Resultados de estudos recentes mostram as interações entre esses dois elementos e, principalmente, as influências negativas do fogo sobre a água no nosso planeta. Vários artigos científicos têm relatado os efeitos das queimadas na redução da quantidade de água disponível, afetando, entre outros aspectos, a umidade do ar. Essas consequências estão amplamente relacionadas às mudanças climáticas e ao aquecimento global propriamente dito.
E sobre a qualidade da água, o que se fala? Pouco. Como o fogo e a água não se misturam, são os resíduos deixados pelo fogo que interagem na água, causando interferências diretas e redução na sua qualidade.
Os impactos das cinzas de incêndios florestais sobre os recursos hídricos têm sido amplamente estudados em regiões temperadas, na Europa e nos Estados Unidos. No Brasil, o tema ganhou relevância no âmbito do projeto de pesquisa “Queimadas e recursos hídricos no Cerrado: efeitos das cinzas sobre aspectos limnológicos e ecotoxicológicos” (2010-2012) e, posteriormente, no “Projeto Cinzas: aspectos motivacionais de uso do fogo e efeitos sobre a água e o solo como subsídios para mitigação dessa prática na agricultura” (2013-2016), ambos liderados pela Embrapa Cerrados (DF) e financiados pelo Conselho Nacional de Pesquisa Científica e Tecnológica (CNPq).

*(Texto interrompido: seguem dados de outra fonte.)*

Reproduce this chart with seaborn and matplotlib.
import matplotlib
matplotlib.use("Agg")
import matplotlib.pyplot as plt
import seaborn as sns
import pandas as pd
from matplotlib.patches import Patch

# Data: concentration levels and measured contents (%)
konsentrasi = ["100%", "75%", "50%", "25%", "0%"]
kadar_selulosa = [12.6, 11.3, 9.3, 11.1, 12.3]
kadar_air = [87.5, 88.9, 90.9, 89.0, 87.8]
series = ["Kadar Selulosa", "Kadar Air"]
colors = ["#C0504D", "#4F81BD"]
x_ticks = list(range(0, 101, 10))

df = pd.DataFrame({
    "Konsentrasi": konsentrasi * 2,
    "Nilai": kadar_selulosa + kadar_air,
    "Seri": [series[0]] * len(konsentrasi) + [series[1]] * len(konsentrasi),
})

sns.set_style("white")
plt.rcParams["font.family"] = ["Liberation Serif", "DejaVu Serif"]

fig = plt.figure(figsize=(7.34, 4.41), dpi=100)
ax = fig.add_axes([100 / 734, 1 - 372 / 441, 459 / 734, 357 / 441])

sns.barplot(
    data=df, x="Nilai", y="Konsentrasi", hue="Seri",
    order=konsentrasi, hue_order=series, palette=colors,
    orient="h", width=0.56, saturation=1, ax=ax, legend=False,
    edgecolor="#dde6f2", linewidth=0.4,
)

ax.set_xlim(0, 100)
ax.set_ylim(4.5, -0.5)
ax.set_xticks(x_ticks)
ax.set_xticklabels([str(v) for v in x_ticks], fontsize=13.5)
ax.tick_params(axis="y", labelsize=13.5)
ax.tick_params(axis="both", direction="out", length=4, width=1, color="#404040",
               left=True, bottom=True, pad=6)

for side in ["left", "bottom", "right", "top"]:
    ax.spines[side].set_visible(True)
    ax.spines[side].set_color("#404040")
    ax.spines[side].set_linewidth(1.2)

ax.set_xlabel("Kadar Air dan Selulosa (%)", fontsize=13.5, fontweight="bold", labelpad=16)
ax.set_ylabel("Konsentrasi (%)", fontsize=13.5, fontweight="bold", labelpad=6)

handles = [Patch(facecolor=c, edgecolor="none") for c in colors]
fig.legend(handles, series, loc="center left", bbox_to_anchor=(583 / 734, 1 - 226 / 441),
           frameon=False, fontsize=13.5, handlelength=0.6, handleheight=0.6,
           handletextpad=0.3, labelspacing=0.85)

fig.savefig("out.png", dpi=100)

No entanto, ainda há muitas lacunas a serem preenchidas e várias questões a serem investigadas. O que se sabe é que as queimadas são eventos frequentes e naturais no Cerrado brasileiro, por exemplo, mas a ação humana tem ampliado a sua frequência e gerado diversos problemas ambientais. Além das perdas verificadas após o término do fogo, efeitos não facilmente visíveis também são detectados. As cinzas e a fuligem geradas pelo fogo são compostas por elementos químicos constituintes dos seres vivos queimados (vegetais ou animais) ou mesmo de materiais minerais, que podem ser degradados dependendo da intensidade do fogo.
Com a chegada das chuvas, ou mesmo transportada pelo ar, parte desse material atinge carreando uma os recursos hídricos, série de elementos químicos capazes de alterar a qualidade da água, prejudicando seu grau de potabilidade e, principalmente, a sobrevivência das espécies que habitam os ecossistemas aquáticos. A presença de macronutrientes como potássio, fósforo e nitrogênio, além de micronutrientes como vários metais, é marcante nas cinzas, e as quantidades disponíveis de cada um desses elementos são o aspecto de maior relevância para a determinação das consequências.

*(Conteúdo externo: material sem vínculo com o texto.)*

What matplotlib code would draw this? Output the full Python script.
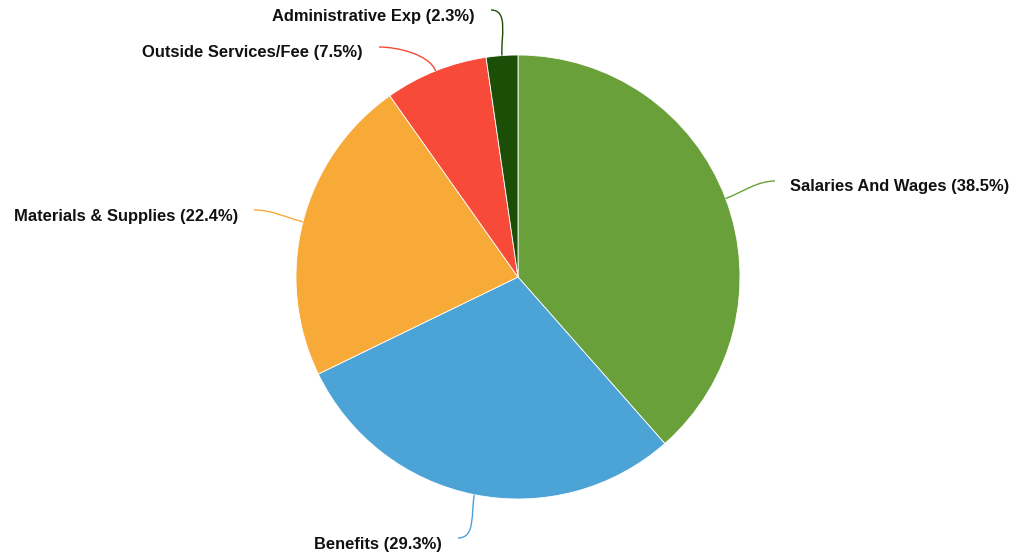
import numpy as np
import matplotlib
matplotlib.use("Agg")
import matplotlib.pyplot as plt
from matplotlib.path import Path
from matplotlib.patches import PathPatch

# Expense breakdown
categories = ["Salaries And Wages", "Benefits", "Materials & Supplies",
              "Outside Services/Fee", "Administrative Exp"]
shares = [38.5, 29.3, 22.4, 7.5, 2.3]
colors = ["#6aa03a", "#4ca3d6", "#f7aa38", "#f84a38", "#1b4f08"]

# Layout (pixel space, y grows downward)
W, H = 1016, 554
cx, cy, R = 518, 277, 222
label_ends = [(775, 181), (458, 538), (254, 210), (379, 47), (491, 10)]

fig = plt.figure(figsize=(W / 100, H / 100), dpi=100)
ax = fig.add_axes([0, 0, 1, 1])

wedges, _ = ax.pie(shares, colors=colors, startangle=90, counterclock=False,
                   center=(cx, H - cy), radius=R, frame=True,
                   wedgeprops=dict(edgecolor="white", linewidth=0.6))
ax.set_xlim(0, W)
ax.set_ylim(0, H)
ax.set_aspect("equal")
ax.axis("off")

for w, name, val, col, (ex, ey) in zip(wedges, categories, shares, colors, label_ends):
    mid = np.deg2rad((w.theta1 + w.theta2) / 2)
    dx, dy = np.cos(mid), np.sin(mid)
    p0 = (cx + R * dx, H - cy + R * dy)
    p3 = (ex, H - ey)
    right = ex > cx
    k = 18
    p1 = (p0[0] + dx * k, p0[1] + dy * k)
    p2 = (p3[0] + (-k if right else k), p3[1])
    path = Path([p0, p1, p2, p3],
                [Path.MOVETO, Path.CURVE4, Path.CURVE4, Path.CURVE4])
    ax.add_patch(PathPatch(path, facecolor="none", edgecolor=col, linewidth=1.0))
    tx = ex + 15 if right else ex - 16
    ax.text(tx, H - ey - 6, f"{name} ({val}%)", ha="left" if right else "right",
            va="center", fontsize=11.9, fontweight="bold",
            family=["Liberation Sans", "DejaVu Sans"], color="#111111")

fig.savefig("out.png", dpi=100)
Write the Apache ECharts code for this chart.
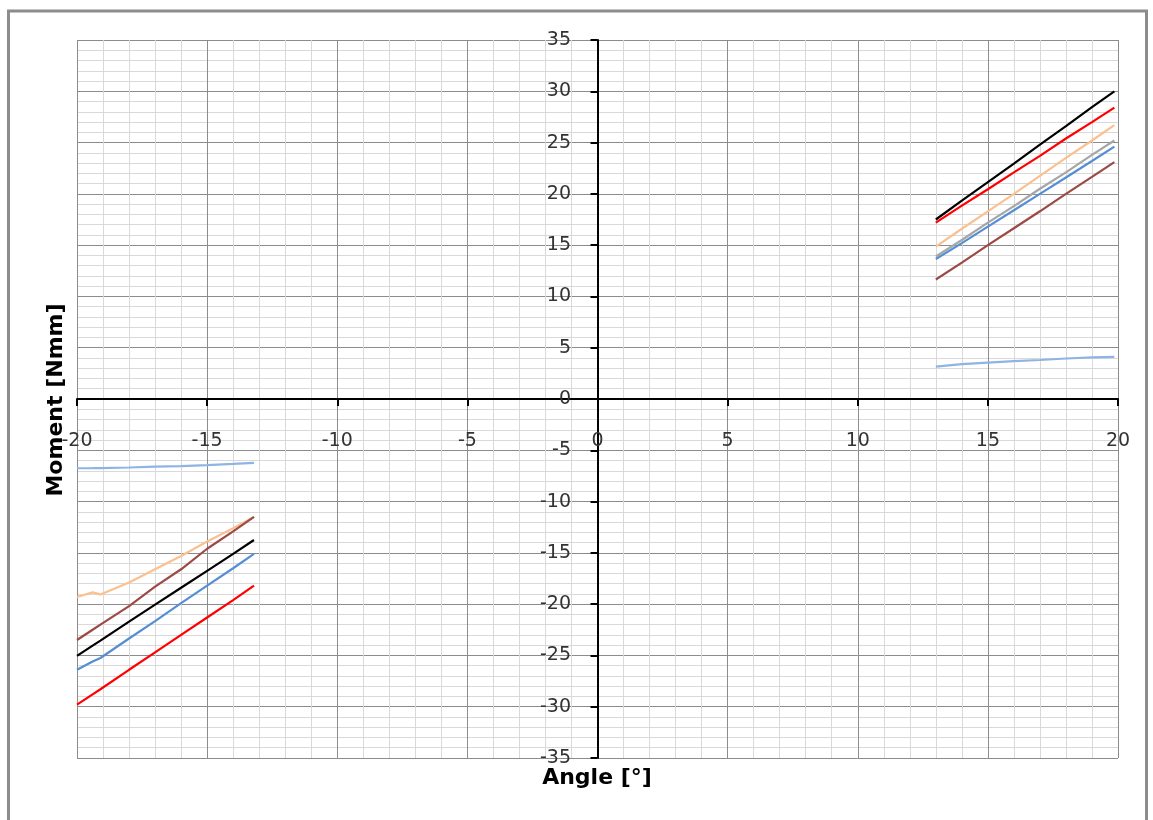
<!DOCTYPE html>
<html>
<head>
<meta charset="utf-8">
<script src="https://cdn.jsdelivr.net/npm/echarts@6/dist/echarts.min.js"></script>
<style>
html, body { margin: 0; padding: 0; background: #fff; }
#chart { width: 1153px; height: 820px; }
</style>
</head>
<body>
<div id="chart"></div>
<script>
// angle values (deg) for the two measured ranges
var xLeft = [-20, -19.4, -19.1, -18, -17, -16, -15, -14, -13.2];
var xRight = [13, 14, 15, 16, 17, 18, 19, 19.86];

// moment [Nmm], negative range
var lightBlueL = [-6.75, -6.74, -6.73, -6.68, -6.6, -6.55, -6.45, -6.33, -6.22];
var orangeL = [-19.3, -18.85, -19.05, -17.9, -16.6, -15.3, -13.9, -12.6, -11.5];
var brownL = [-23.5, -22.5, -22.0, -20.2, -18.3, -16.6, -14.6, -12.9, -11.5];
var blackL = [-25.05, -24.05, -23.55, -21.7, -20.05, -18.4, -16.75, -15.1, -13.75];
var blueL = [-26.4, -25.6, -25.25, -23.35, -21.65, -19.9, -18.2, -16.5, -15.1];
var redL = [-29.8, -28.8, -28.3, -26.4, -24.7, -23.0, -21.3, -19.6, -18.2];

// moment [Nmm], positive range
var blackR = [17.5, 19.35, 21.15, 22.95, 24.8, 26.6, 28.45, 30.0];
var redR = [17.2, 18.85, 20.45, 22.1, 23.7, 25.4, 27.0, 28.4];
var orangeR = [14.85, 16.6, 18.3, 20.0, 21.75, 23.5, 25.2, 26.7];
var grayR = [13.9, 15.5, 17.2, 18.8, 20.5, 22.1, 23.8, 25.2];
var blueR = [13.65, 15.2, 16.8, 18.4, 20.0, 21.6, 23.2, 24.6];
var brownR = [11.65, 13.3, 15.0, 16.65, 18.3, 20.0, 21.65, 23.1];
var lightBlueR = [3.15, 3.4, 3.55, 3.7, 3.8, 3.95, 4.05, 4.1];

var xTicks = [-20, -15, -10, -5, 0, 5, 10, 15, 20];
var yTicks = [-35, -30, -25, -20, -15, -10, -5, 0, 5, 10, 15, 20, 25, 30, 35];

function pairs(xs, ys) {
    return xs.map(function (x, i) { return [x, ys[i]]; });
}

function line(name, xs, ys, color) {
    return {
        name: name,
        type: 'line',
        data: pairs(xs, ys),
        showSymbol: false,
        symbol: 'none',
        lineStyle: { color: color, width: 2.2 },
        itemStyle: { color: color }
    };
}

var chart = echarts.init(document.getElementById('chart'));

// labels sit next to the zero lines, so pull them in from the grid edges
var option = {
    animation: false,
    grid: { left: 77, right: 35, top: 40, bottom: 62 },
    xAxis: {
        type: 'value',
        min: xTicks[0],
        max: xTicks[xTicks.length - 1],
        interval: 5,
        axisLine: { onZero: true, lineStyle: { color: '#000', width: 2 } },
        axisTick: { show: true, length: 7, lineStyle: { color: '#000', width: 2 } },
        axisLabel: {
            margin: -326, color: '#333', fontSize: 19, fontFamily: 'DejaVu Sans',
            showMinLabel: true, showMaxLabel: true
        },
        splitLine: { show: true, lineStyle: { color: '#8c8c8c', width: 1 } },
        minorTick: { show: false, splitNumber: 5 },
        minorSplitLine: { show: true, lineStyle: { color: '#d9d9d9', width: 1 } }
    },
    yAxis: {
        type: 'value',
        min: yTicks[0],
        max: yTicks[yTicks.length - 1],
        interval: 5,
        axisLine: { onZero: true, lineStyle: { color: '#000', width: 2 } },
        axisTick: { show: true, length: 7, lineStyle: { color: '#000', width: 2 } },
        axisLabel: {
            margin: -494, color: '#333', fontSize: 19, fontFamily: 'DejaVu Sans',
            showMinLabel: true, showMaxLabel: true
        },
        splitLine: { show: true, lineStyle: { color: '#8c8c8c', width: 1 } },
        minorTick: { show: false, splitNumber: 5 },
        minorSplitLine: { show: true, lineStyle: { color: '#d9d9d9', width: 1 } }
    },
    graphic: [
        {
            type: 'rect',
            shape: { x: 8.5, y: 11, width: 1138, height: 830 },
            style: { fill: 'none', stroke: '#8c8c8c', lineWidth: 3 },
            silent: true
        },
        {
            type: 'text',
            x: 597, y: 778,
            style: {
                text: 'Angle [°]', fill: '#000',
                font: 'bold 22px "DejaVu Sans"',
                align: 'center', verticalAlign: 'middle'
            }
        },
        {
            type: 'text',
            x: 56, y: 400,
            rotation: Math.PI / 2,
            style: {
                text: 'Moment [Nmm]', fill: '#000',
                font: 'bold 22px "DejaVu Sans"',
                align: 'center', verticalAlign: 'middle'
            }
        }
    ],
    series: [
        line('light blue L', xLeft, lightBlueL, '#8eb4e3'),
        line('orange L', xLeft, orangeL, '#fac090'),
        line('brown L', xLeft, brownL, '#9b4a46'),
        line('black L', xLeft, blackL, '#000000'),
        line('blue L', xLeft, blueL, '#558ed5'),
        line('red L', xLeft, redL, '#ff0000'),
        line('light blue R', xRight, lightBlueR, '#8eb4e3'),
        line('brown R', xRight, brownR, '#9b4a46'),
        line('gray R', xRight, grayR, '#a6a6a6'),
        line('blue R', xRight, blueR, '#558ed5'),
        line('orange R', xRight, orangeR, '#fac090'),
        line('red R', xRight, redR, '#ff0000'),
        line('black R', xRight, blackR, '#000000')
    ]
};

chart.setOption(option);
</script>
</body>
</html>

Em contato com a água, parte desses compostos se dissolve, alterando diversos parâmetros físico-químicos do meio aquático, entre eles o pH e o oxigênio dissolvido, fatores limitantes para a sobrevivência de algumas espécies. Nesse caso, ambientes com baixa vazão ou fluxo de água, tais como lagos, lagoas e reservatórios, podem ser mais comprometidos.
A contaminação da água subterrânea pelas cinzas também foi estudada, e pode ser um ponto de atenção com relação a distúrbios digestivos em indivíduos que consomem água de poço, ou até mesmo um problema para irrigantes que utilizam essa água, visto que elementos como o cálcio e o magnésio podem prejudicar o funcionamento dos equipamentos de irrigação.

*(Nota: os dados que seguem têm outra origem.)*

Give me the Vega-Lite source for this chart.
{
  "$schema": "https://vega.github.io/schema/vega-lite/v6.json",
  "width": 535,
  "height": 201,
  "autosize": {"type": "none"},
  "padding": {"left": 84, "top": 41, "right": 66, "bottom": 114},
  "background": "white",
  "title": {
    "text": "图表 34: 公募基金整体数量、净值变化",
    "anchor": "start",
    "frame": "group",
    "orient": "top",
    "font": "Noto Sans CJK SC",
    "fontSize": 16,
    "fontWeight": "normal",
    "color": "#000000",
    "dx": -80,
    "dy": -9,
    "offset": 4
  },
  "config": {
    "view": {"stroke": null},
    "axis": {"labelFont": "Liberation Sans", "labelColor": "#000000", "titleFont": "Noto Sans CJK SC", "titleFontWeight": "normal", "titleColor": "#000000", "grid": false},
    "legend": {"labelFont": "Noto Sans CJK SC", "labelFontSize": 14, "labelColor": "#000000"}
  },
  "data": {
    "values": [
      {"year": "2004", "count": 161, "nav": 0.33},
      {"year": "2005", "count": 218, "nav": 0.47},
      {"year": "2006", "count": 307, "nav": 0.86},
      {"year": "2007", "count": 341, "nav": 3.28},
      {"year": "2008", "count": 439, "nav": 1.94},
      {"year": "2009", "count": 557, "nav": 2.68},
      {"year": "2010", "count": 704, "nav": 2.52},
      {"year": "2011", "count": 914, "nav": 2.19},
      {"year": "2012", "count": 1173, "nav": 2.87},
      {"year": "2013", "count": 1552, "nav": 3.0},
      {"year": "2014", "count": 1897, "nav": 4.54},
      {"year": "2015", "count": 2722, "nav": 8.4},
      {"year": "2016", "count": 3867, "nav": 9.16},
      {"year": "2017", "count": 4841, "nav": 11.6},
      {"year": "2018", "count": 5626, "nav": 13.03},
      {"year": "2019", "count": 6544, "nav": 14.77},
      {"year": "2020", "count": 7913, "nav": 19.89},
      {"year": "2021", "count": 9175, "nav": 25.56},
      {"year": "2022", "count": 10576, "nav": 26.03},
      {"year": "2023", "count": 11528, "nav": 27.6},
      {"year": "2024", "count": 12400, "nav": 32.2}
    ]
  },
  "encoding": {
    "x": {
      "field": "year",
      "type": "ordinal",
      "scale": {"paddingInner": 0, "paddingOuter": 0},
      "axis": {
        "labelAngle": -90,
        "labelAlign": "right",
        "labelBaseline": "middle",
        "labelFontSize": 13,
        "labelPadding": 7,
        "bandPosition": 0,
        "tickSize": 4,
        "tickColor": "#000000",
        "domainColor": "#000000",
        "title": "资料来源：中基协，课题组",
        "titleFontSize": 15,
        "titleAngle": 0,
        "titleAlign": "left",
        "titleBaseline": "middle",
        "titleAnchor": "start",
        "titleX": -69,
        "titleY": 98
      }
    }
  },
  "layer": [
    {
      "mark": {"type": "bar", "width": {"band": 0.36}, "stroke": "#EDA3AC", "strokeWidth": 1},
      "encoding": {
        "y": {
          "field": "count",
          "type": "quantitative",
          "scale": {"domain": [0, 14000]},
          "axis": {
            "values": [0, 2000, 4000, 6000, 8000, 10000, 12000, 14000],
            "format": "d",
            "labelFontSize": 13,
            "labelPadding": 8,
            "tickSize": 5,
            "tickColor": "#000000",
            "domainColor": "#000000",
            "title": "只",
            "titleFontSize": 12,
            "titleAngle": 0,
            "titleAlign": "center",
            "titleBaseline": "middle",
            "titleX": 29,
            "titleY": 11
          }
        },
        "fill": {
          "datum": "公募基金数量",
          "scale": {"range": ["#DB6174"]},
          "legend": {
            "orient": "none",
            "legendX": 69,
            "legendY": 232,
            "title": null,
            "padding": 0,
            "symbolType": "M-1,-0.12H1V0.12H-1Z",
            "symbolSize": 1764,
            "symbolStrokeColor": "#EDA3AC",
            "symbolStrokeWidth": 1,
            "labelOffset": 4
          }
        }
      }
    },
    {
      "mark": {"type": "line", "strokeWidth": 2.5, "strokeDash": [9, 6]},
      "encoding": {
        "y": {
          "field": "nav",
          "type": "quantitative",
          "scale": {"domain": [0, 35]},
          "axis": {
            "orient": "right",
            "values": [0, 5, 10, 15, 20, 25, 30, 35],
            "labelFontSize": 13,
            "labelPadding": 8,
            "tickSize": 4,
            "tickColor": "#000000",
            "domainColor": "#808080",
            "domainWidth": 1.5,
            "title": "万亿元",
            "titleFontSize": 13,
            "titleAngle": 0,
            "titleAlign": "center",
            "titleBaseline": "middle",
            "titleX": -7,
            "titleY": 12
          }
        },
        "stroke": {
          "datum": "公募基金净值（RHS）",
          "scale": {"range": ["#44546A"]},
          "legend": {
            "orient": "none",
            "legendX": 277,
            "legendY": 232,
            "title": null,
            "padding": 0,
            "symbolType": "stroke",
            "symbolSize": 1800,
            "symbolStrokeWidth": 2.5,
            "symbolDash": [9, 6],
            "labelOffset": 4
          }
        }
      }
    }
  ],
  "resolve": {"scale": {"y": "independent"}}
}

Dados relacionados ao comportamento humano mostram que o uso errôneo do fogo pode e deve ser minimizado, sobretudo com maior envolvimento de órgãos públicos, por meio da promoção de atividades instrucionais e de educação ambiental para as comunidades, além do combate a práticas que podem ser prejudiciais ao ambiente e à saúde humana.
O fato é que o equilíbrio na interação entre água, fogo e ações humanas precisa urgentemente ser reestabelecido, de modo a reduzir os danos observados, garantindo assim a sobrevivência humana e a sustentabilidade ambiental do planeta.